### Set task
Go through the records below from the first line and print each one exactly, stopping after the line that contains "const shares = [8, 38.8, 4.5, 7.4, 41.3];". Do not print pictures or anything past that line.

########################################

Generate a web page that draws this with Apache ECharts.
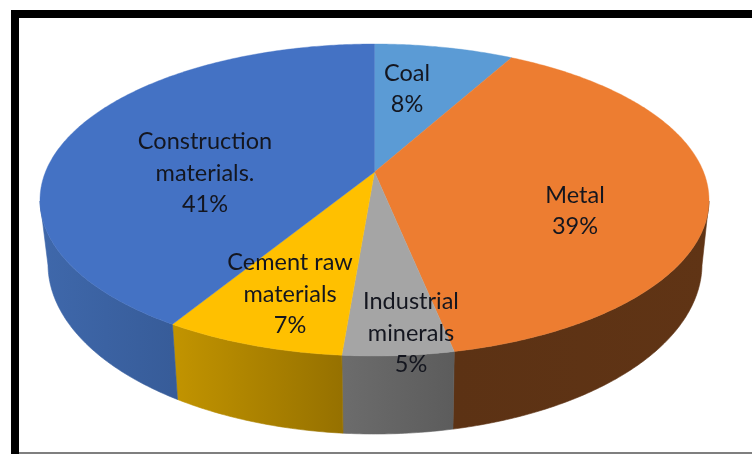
<!DOCTYPE html>
<html>
<head>
<meta charset="utf-8">
<style>html,body{margin:0;padding:0;background:#fff}#c{width:752px;height:454px}</style>
<script src="https://cdn.jsdelivr.net/npm/echarts@6/dist/echarts.min.js"></script>
</head>
<body>
<div id="c"></div>
<script>
// Data: shares in clockwise order from the top of the pie
const categories = ['Coal', 'Metal', 'Industrial minerals', 'Cement raw materials', 'Construction materials.'];
const shares = [8, 38.8, 4.5, 7.4, 41.3];

// Styles
const labelLines = ['Coal', 'Metal', 'Industrial\nminerals', 'Cement raw\nmaterials', 'Construction\nmaterials.'];
const labelAt = [[407, 89], [575, 211], [411, 333], [290, 294], [205, 173]];
const faceColors = ['#5B9BD5', '#ED7D31', '#A5A5A5', '#FFC000', '#4472C4'];
const wallColors = [
  ['#3E6F9A', '#3E6F9A'], ['#5C3214', '#603415'], ['#6C6C6C', '#5C5C5C'],
  ['#C29400', '#967100'], ['#3F68AB', '#375C99']
];
// Pie geometry: upper and lower ellipses and the perspective shift of the centre
const top3d = { cx: 374.5, cy: 200, rx: 334.5, ry: 156 };
const bottom3d = { cx: 375, cy: 264, rx: 327, ry: 170 };
const persp = -0.1795;

const total = shares.reduce((a, b) => a + b, 0);
const starts = shares.map((_, i) => shares.slice(0, i).reduce((a, b) => a + b, 0));

// Circle angle -> position on a unit circle seen in perspective
function norm(share) {
  const t = share / total * Math.PI * 2;
  const x = Math.sin(t), y = -Math.cos(t), d = 1 + persp * y;
  return [x * Math.sqrt(1 - persp * persp) / d, (y + persp) / d];
}
const onEllipse = (e, n) => [e.cx + n[0] * e.rx, e.cy + n[1] * e.ry];
function arc(i) {
  const pts = [], steps = Math.max(12, Math.ceil(shares[i] * 6));
  for (let k = 0; k <= steps; k++) pts.push(norm(starts[i] + shares[i] * k / steps));
  return pts;
}
const apex = [top3d.cx, top3d.cy + persp * top3d.ry];

const chart = echarts.init(document.getElementById('c'), null, { renderer: 'canvas' });
const seriesData = categories.map((name, i) => ({ name, value: [i, shares[i]] }));

chart.setOption({
  animation: false,
  backgroundColor: '#ffffff',
  graphic: [
    { type: 'rect', z: 10, shape: { x: 11, y: 10, width: 8, height: 444 }, style: { fill: '#000' } },
    { type: 'rect', z: 10, shape: { x: 11, y: 10, width: 741, height: 8 }, style: { fill: '#000' } },
    { type: 'rect', z: 10, shape: { x: 11, y: 452.5, width: 741, height: 1 }, style: { fill: '#000' } }
  ],
  series: [
    {
      type: 'custom', name: 'walls', coordinateSystem: 'none', silent: true, z: 1, data: seriesData,
      renderItem(params, api) {
        const i = api.value(0);
        // only the front half of the rim is visible
        const a = arc(i).filter(n => n[1] >= 0);
        if (a.length < 2) return null;
        const upper = a.map(n => onEllipse(top3d, n));
        const lower = a.map(n => onEllipse(bottom3d, n)).reverse();
        const xs = upper.map(p => p[0]);
        const fill = { type: 'linear', global: true, x: Math.min(...xs), y: 0, x2: Math.max(...xs), y2: 0,
          colorStops: [{ offset: 0, color: wallColors[i][0] }, { offset: 1, color: wallColors[i][1] }] };
        return {
          type: 'polygon',
          shape: { points: upper.concat(lower) },
          style: { fill, stroke: fill, lineWidth: 0.6 }
        };
      }
    },
    {
      type: 'custom', name: 'faces', coordinateSystem: 'none', silent: true, z: 2, data: seriesData,
      renderItem(params, api) {
        const i = api.value(0);
        return {
          type: 'polygon',
          shape: { points: [apex].concat(arc(i).map(n => onEllipse(top3d, n))) },
          style: { fill: faceColors[i], stroke: faceColors[i], lineWidth: 0.4 }
        };
      }
    },
    {
      type: 'custom', name: 'labels', coordinateSystem: 'none', silent: true, z: 3, data: seriesData,
      renderItem(params, api) {
        const i = api.value(0);
        return {
          type: 'text',
          style: {
            text: labelLines[i] + '\n' + Math.round(api.value(1) / total * 100) + '%',
            x: labelAt[i][0], y: labelAt[i][1],
            align: 'center', verticalAlign: 'middle',
            font: '23.5px Lato, "Open Sans", sans-serif', lineHeight: 31.5,
            fill: '#14161f'
          }
        };
      }
    }
  ]
});
</script>
</body>
</html>
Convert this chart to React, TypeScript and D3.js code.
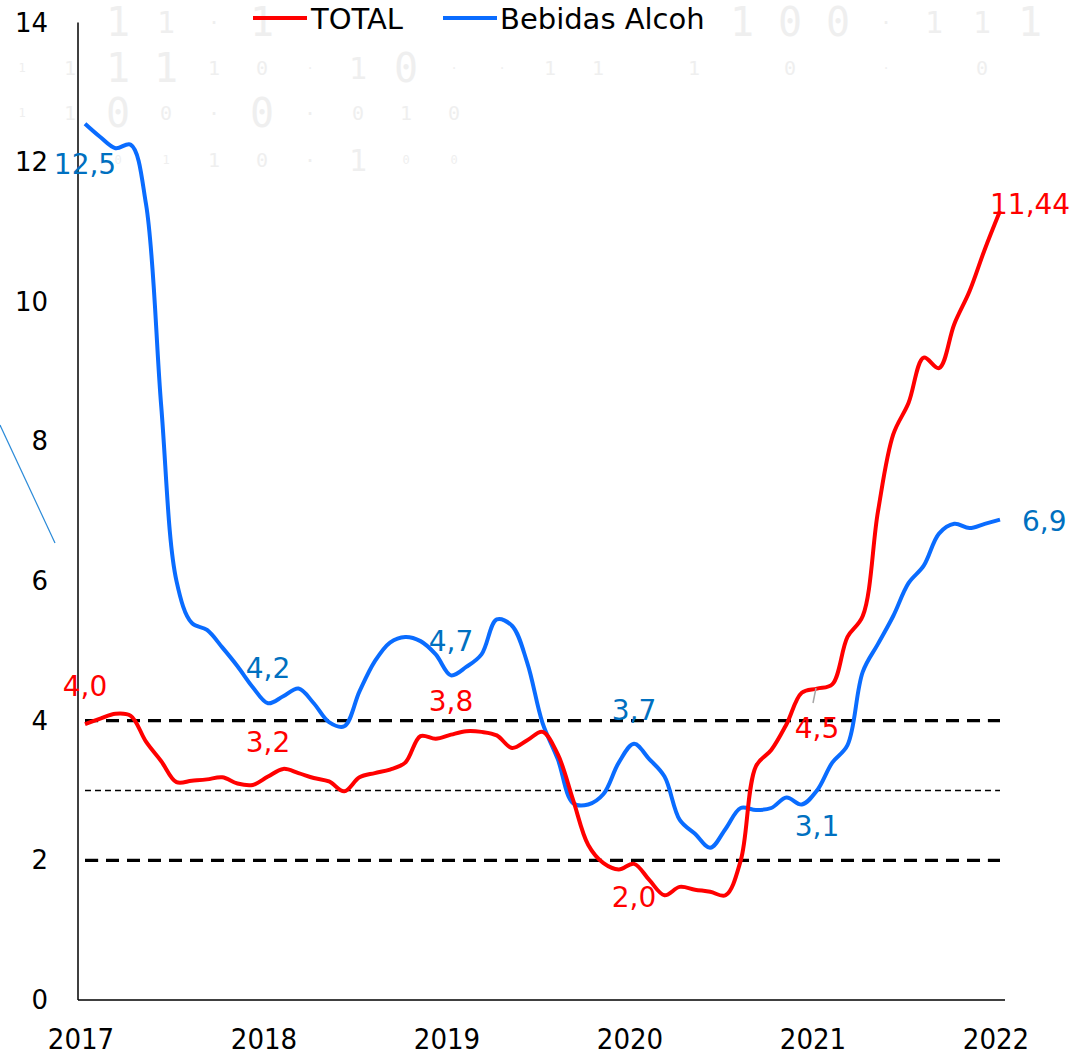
import React from 'react';
import * as d3 from 'd3';

// monthly, Jan 2017 .. Jan 2022
const years = ['2017', '2018', '2019', '2020', '2021', '2022'];

const total = [
  3.95, 4.03, 4.1, 4.07, 3.7, 3.42, 3.12, 3.14, 3.16, 3.19, 3.1, 3.08,
  3.2, 3.31, 3.25, 3.18, 3.13, 2.99, 3.19, 3.25, 3.3, 3.4, 3.78, 3.74,
  3.8, 3.85, 3.84, 3.79, 3.61, 3.72, 3.84, 3.52, 2.87, 2.22, 1.96, 1.87,
  1.95, 1.72, 1.5, 1.62, 1.58, 1.55, 1.5, 2.0, 3.35, 3.58, 3.95, 4.4,
  4.46, 4.52, 5.2, 5.5, 7.0, 8.1, 8.55, 9.2, 9.05, 9.68, 10.15, 10.75,
  11.3,
];

const bebidas = [
  12.55, 12.36, 12.2, 12.25, 11.4, 8.5, 6.0, 5.4, 5.3, 5.05, 4.78, 4.48,
  4.25, 4.35, 4.46, 4.25, 3.98, 3.92, 4.42, 4.85, 5.12, 5.2, 5.14, 4.95,
  4.65, 4.77, 4.95, 5.45, 5.36, 4.83, 3.97, 3.45, 2.82, 2.8, 2.95, 3.4,
  3.67, 3.45, 3.2, 2.58, 2.38, 2.18, 2.45, 2.75, 2.72, 2.75, 2.9, 2.8,
  3.0, 3.4, 3.65, 4.7, 5.1, 5.5, 5.97, 6.22, 6.68, 6.82, 6.76, 6.82,
  6.88,
];

// target band (upper, centre, lower)
const targets = [4, 3, 2];

const totalLabelIdx = [0, 12, 24, 36, 48, 60];
const totalLabelText = ['4,0', '3,2', '3,8', '2,0', '4,5', '11,44'];
const bebidasLabelIdx = [0, 12, 24, 36, 48, 60];
const bebidasLabelText = ['12,5', '4,2', '4,7', '3,7', '3,1', '6,9'];

// faint binary watermark in the background
const wmRows = [
  ['', '', '1L', '1M', '.S', '1L', '', '', '', '', '', '', '', '', '', '1L', '0L', '0L', '.S', '1M', '1M', '1L'],
  ['1T', '1S', '1L', '1L', '1S', '0S', '.T', '1M', '0L', '.T', '.T', '1S', '1S', '', '1S', '', '0S', '', '.T', '', '0S', ''],
  ['1T', '1S', '0L', '0S', '.S', '0L', '.S', '0S', '1S', '0S'],
  ['', '', '0T', '1T', '1S', '0S', '.S', '1M', '0T', '0T'],
];
const wmRowY = [22, 68, 113, 160];
const wmSize: Record<string, number> = { L: 40, M: 30, S: 20, T: 12 };

const W = 1074;
const H = 1055;
const font = '"DejaVu Sans", Verdana, sans-serif';
const condensed = '"DejaVu Sans Condensed", "DejaVu Sans", sans-serif';
const RED = '#ff0000';
const BLUE = '#0a6cff';
const BLUE_TXT = '#0070c0';

export default function App() {
  const x = d3.scaleLinear().domain([0, 60]).range([85, 1000]);
  const y = d3.scaleLinear().domain([0, 14]).range([1000, 22.5]);

  const line = d3
    .line<number>()
    .x((_, i) => x(i))
    .y((d) => y(d))
    .curve(d3.curveCatmullRom.alpha(0.5));

  const yTicks = d3.range(0, 15, 2);

  // label placement: dy relative to the point
  const totalDy = [-28, -25, -24, 43, 0, 0];
  const bebidasDy = [50, -25, -24, -24, 45, 0];

  return (
    <svg
      width={W}
      height={H}
      style={{ position: 'absolute', left: 0, top: 0, background: '#fff' }}
    >
      {/* watermark */}
      <g fill="#efefef" fontFamily='"DejaVu Sans Mono", monospace' textAnchor="middle">
        {wmRows.map((row, r) =>
          row.map((c, k) =>
            c ? (
              <text
                key={`${r}-${k}`}
                x={22 + k * 48}
                y={wmRowY[r]}
                fontSize={wmSize[c[1]]}
                dominantBaseline="central"
              >
                {c[0] === '.' ? '·' : c[0]}
              </text>
            ) : null,
          ),
        )}
      </g>

      {/* stray line */}
      <line x1={0} y1={425} x2={55} y2={543} stroke="#2a8ad8" strokeWidth={1.2} />

      {/* axes */}
      <line x1={78} y1={y(14)} x2={78} y2={y(0)} stroke="#000" strokeWidth={1.5} />
      <line x1={78} y1={y(0)} x2={1005} y2={y(0)} stroke="#000" strokeWidth={1.5} />

      {yTicks.map((t) => (
        <text
          key={t}
          x={48}
          y={y(t)}
          textAnchor="end"
          dominantBaseline="central"
          fontFamily={font}
          fontSize={26}
          fill="#000"
        >
          {t}
        </text>
      ))}

      {years.map((yr, k) => (
        <text
          key={yr}
          x={x(k * 12) - 4}
          y={1049}
          textAnchor="middle"
          fontFamily={condensed}
          fontSize={29}
          fill="#000"
        >
          {yr}
        </text>
      ))}

      {/* target lines */}
      {targets.map((t, k) => (
        <path
          key={t}
          d={line(total.map(() => t)) || ''}
          fill="none"
          stroke="#000"
          strokeWidth={k === 1 ? 1.6 : 3.2}
          strokeDasharray={k === 1 ? '6 4' : '13 8'}
        />
      ))}

      {/* series */}
      <path d={line(bebidas) || ''} fill="none" stroke={BLUE} strokeWidth={4} strokeLinejoin="round" />
      <path d={line(total) || ''} fill="none" stroke={RED} strokeWidth={4} strokeLinejoin="round" />

      {/* leader for 4,5 */}
      <line x1={816} y1={688} x2={813} y2={703} stroke="#a6a6a6" strokeWidth={1.5} />

      {/* data labels */}
      <g fontFamily={font} fontSize={28}>
        {totalLabelIdx.map((i, k) => {
          const last = k === totalLabelIdx.length - 1;
          const special = k === 4;
          return (
            <text
              key={`t${k}`}
              x={last ? x(i) - 10 : x(i)}
              y={last ? y(11.44) + 13 : special ? 738 : y(total[i]) + totalDy[k]}
              textAnchor={last ? 'start' : 'middle'}
              fill={RED}
            >
              {totalLabelText[k]}
            </text>
          );
        })}
        {bebidasLabelIdx.map((i, k) => {
          const last = k === bebidasLabelIdx.length - 1;
          return (
            <text
              key={`b${k}`}
              x={last ? x(i) + 22 : x(i)}
              y={last ? y(bebidas[i]) + 11 : y(bebidas[i]) + bebidasDy[k]}
              textAnchor={last ? 'start' : 'middle'}
              fill={BLUE_TXT}
            >
              {bebidasLabelText[k]}
            </text>
          );
        })}
      </g>

      {/* legend */}
      <g fontFamily={font} fontSize={29} fill="#000">
        <line x1={253} y1={18} x2={307} y2={18} stroke={RED} strokeWidth={4} />
        <text x={311} y={29}>TOTAL</text>
        <line x1={443} y1={18} x2={497} y2={18} stroke={BLUE} strokeWidth={4} />
        <text x={500} y={29}>Bebidas Alcoh</text>
      </g>
    </svg>
  );
}
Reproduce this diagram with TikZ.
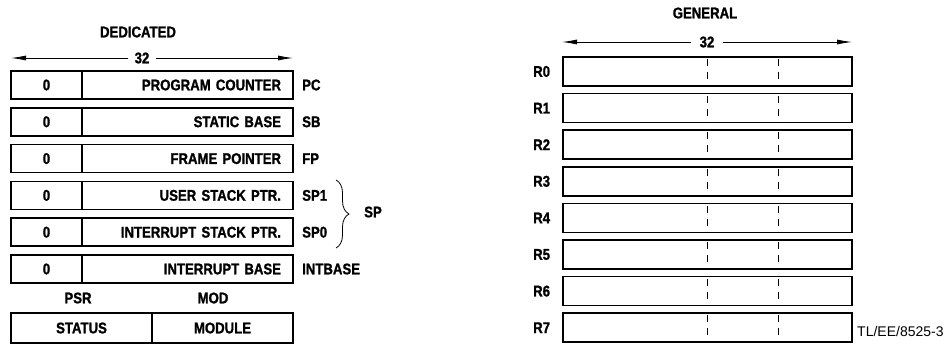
\documentclass[tikz,border=0pt]{standalone}
\usepackage{fontspec}
\setmainfont{Liberation Sans}
\newfontfamily\labfont{Liberation Sans}[FakeStretch=0.85, BoldFeatures={FakeStretch=0.85, FakeBold=1.2}]
\usetikzlibrary{decorations.pathreplacing, arrows.meta, calc}
\begin{document}
\begin{tikzpicture}[x=1pt,y=-1pt,
  bf/.style={font=\labfont\bfseries\fontsize{15.5}{16}\selectfont},
  lbl/.style={bf, inner sep=0},
  zcell/.style={bf, draw, line width=1.5pt, minimum width=71pt, minimum height=28pt, inner sep=0},
  ncell/.style={bf, draw, line width=1.5pt, text width=187pt, align=right, inner xsep=12pt, inner ysep=0, minimum height=28pt},
  hcell/.style={bf, draw, line width=1.5pt, minimum width=141pt, minimum height=30pt, inner sep=0},
  gcell/.style={draw, line width=1.5pt, minimum width=289pt, minimum height=29pt, inner sep=0},
  dim/.style={-{Latex[length=15pt,width=5pt]}, line width=0.8pt},
  sepline/.style={line width=0.6pt, dash pattern=on 7pt off 6pt, dash phase=-3pt}]
\useasboundingbox (0,0) rectangle (950,351);

% ---------- Dedicated ----------
\node[lbl] (ded) at (138,32) {DEDICATED};
\node[lbl, inner xsep=6pt] (d32) at (142,58) {32};
\coordinate (dl) at (11,58);
\coordinate (dr) at (293,58);
\draw[dim] (d32) -- (dl);
\draw[dim] (d32) -- (dr);

\foreach \i/\n/\t/\l in {0/pc/PROGRAM COUNTER/PC, 1/sb/STATIC BASE/SB, 2/fp/FRAME POINTER/FP, 3/usp/USER STACK PTR./SP1, 4/isp/INTERRUPT STACK PTR./SP0, 5/ib/INTERRUPT BASE/INTBASE}{
  \pgfmathsetmacro\yy{85+36.8*\i}
  \node[zcell] (z\n) at (46.5,\yy) {0};
  \node[ncell] (\n) at (187.5,\yy) {\t};
  \node[lbl, anchor=west] (l\n) at (302,\yy) {\l};
}

\coordinate (bt) at (336,180);
\coordinate (bb) at (336,248);
\draw[decorate, decoration={brace, amplitude=13pt}, line width=0.8pt] (bt) -- (bb);
\node[lbl, anchor=west] (sp) at (364,212) {SP};

\node[lbl] (psr) at (78,298) {PSR};
\node[lbl] (mod) at (213,298) {MOD};
\node[hcell] (status) at (81.5,328) {STATUS};
\node[hcell] (module) at (222.5,328) {MODULE};

% ---------- General ----------
\node[lbl] (gen) at (705,13) {GENERAL};
\node[lbl, inner xsep=8pt] (g32) at (707,42) {32};
\coordinate (gl) at (562,42);
\coordinate (gr) at (852,42);
\draw[dim] (g32) -- (gl);
\draw[dim] (g32) -- (gr);

\coordinate (c1) at (707,0);
\coordinate (c2) at (778,0);
\foreach \i in {0,...,7}{
  \pgfmathsetmacro\yy{71.5+36.6*\i}
  \node[gcell] (r\i) at (707.5,\yy) {};
  \node[lbl, anchor=west] (rl\i) at (533,\yy) {R\i};
  \draw[sepline] (r\i.north -| c1) -- (r\i.south -| c1);
  \draw[sepline] (r\i.north -| c2) -- (r\i.south -| c2);
}

\node[anchor=west, inner sep=0, font=\fontsize{14}{15}\selectfont] (tl) at (857,331) {TL/EE/8525-3};
\end{tikzpicture}
\end{document}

########################################

### Solution
Generate a web page that draws this with Apache ECharts.
<!DOCTYPE html>
<html>
<head>
<meta charset="utf-8">
<style>html,body{margin:0;padding:0;background:#fff}#c{width:752px;height:454px}</style>
<script src="https://cdn.jsdelivr.net/npm/echarts@6/dist/echarts.min.js"></script>
</head>
<body>
<div id="c"></div>
<script>
// Data: shares in clockwise order from the top of the pie
const categories = ['Coal', 'Metal', 'Industrial minerals', 'Cement raw materials', 'Construction materials.'];
const shares = [8, 38.8, 4.5, 7.4, 41.3];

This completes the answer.